Problem
Husk faced difficulties in accurately forecasting energy consumption across its grids in India and South Africa. These challenges hindered the ability to scale operations effectively, optimize grid pricing, and negotiate favorable energy contracts. Inaccurate energy consumption predictions resulted in inefficiencies in grid operations and pricing strategies. This limited Husk’s ability to meet energy demands cost-effectively. Suboptimal forecasting led to revenue losses, inefficient energy distribution, and missed opportunities for scaling grid operations.
Solution
Husk partnered with Zams to develop multiple time series forecasting models. Zams connected to their live energy usage database leveraged historical energy usage data to provide actionable insights into consumption patterns. The models incorporated key data points such as grid-specific consumption trends, weather patterns, and regional energy demand fluctuations. Advanced algorithms, including ARIMA and LSTM, were used to ensure high forecasting accuracy.

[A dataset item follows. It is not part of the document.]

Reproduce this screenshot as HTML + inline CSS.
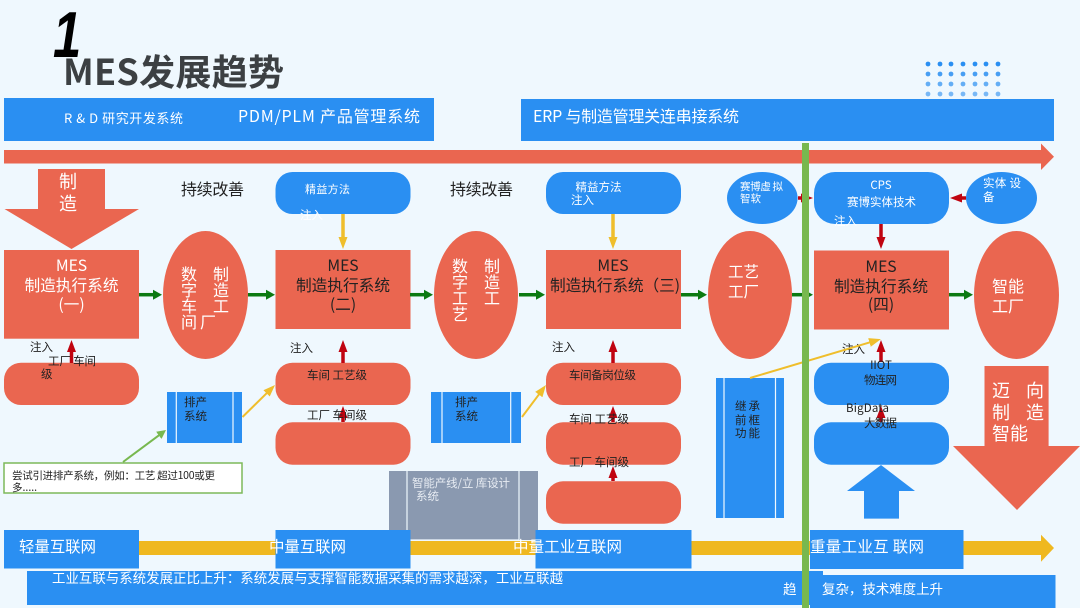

The models were designed to continuously learn and adapt to changing energy consumption patterns, ensuring long-term reliability and accuracy.
Outcome
By leveraging accurate forecasts, Husk negotiated appropriate contracts and scaled grid pricing effectively, resulting in $775,000 in additional revenue. The time series models provided 84% accurate energy consumption predictions, enhancing Husk’s ability to meet demand efficiently. Actionable insights from the forecasting models allowed Husk to negotiate and implement energy contracts aligned with regional consumption patterns, further improving profitability.